Gather every line from the entries below that includes "with".
-------- The data
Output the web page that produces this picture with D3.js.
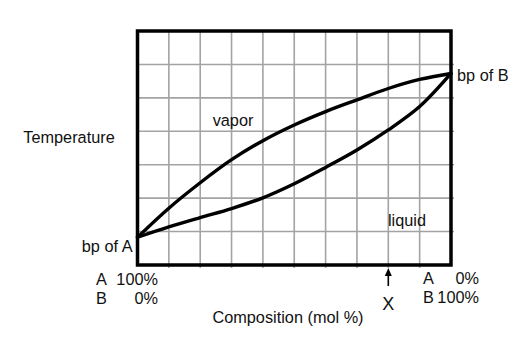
----------------
-------- The data
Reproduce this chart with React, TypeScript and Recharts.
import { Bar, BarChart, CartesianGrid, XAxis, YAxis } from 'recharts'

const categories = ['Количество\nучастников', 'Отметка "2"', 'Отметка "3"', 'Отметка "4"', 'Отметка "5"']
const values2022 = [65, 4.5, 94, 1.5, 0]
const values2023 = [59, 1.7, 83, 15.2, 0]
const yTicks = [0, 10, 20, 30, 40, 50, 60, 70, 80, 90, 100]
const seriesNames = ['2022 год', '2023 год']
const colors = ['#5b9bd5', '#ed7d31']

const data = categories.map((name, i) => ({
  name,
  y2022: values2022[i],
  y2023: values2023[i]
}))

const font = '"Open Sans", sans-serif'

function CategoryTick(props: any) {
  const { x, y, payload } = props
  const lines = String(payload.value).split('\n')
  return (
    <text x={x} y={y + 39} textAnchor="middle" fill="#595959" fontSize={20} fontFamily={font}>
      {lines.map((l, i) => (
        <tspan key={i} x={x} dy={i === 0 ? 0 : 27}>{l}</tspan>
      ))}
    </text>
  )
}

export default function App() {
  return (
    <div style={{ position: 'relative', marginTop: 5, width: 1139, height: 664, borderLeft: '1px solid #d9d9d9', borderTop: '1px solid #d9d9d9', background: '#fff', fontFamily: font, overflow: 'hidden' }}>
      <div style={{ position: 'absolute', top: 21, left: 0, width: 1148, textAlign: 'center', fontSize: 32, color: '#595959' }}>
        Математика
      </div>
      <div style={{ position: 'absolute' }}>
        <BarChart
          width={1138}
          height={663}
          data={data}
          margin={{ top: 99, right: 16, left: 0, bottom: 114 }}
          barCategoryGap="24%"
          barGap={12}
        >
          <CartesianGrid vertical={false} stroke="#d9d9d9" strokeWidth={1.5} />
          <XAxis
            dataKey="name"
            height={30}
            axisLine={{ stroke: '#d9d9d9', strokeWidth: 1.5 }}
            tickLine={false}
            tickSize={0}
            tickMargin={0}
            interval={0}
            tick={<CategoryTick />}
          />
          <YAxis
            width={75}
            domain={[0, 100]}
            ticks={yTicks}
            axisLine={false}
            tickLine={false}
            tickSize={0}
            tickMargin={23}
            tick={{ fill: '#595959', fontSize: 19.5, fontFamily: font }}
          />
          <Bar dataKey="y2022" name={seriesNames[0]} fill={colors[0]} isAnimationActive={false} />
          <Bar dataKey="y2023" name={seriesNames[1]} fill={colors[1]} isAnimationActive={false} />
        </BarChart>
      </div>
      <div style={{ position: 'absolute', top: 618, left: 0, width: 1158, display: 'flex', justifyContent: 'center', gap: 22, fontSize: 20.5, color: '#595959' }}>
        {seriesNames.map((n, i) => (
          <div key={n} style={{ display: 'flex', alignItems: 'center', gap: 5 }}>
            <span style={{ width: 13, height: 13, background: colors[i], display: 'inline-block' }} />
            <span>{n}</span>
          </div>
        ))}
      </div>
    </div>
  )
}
----------------
-------- The data
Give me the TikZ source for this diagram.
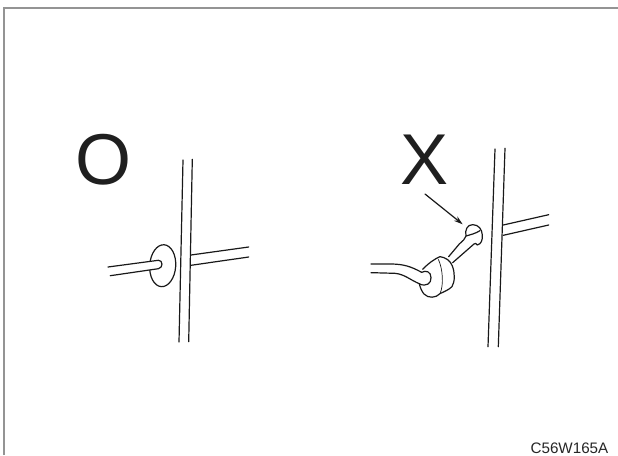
----------------
§ **Task output**
Output the web page that produces this picture with D3.js.
Reproduce this chart with React, TypeScript and Recharts.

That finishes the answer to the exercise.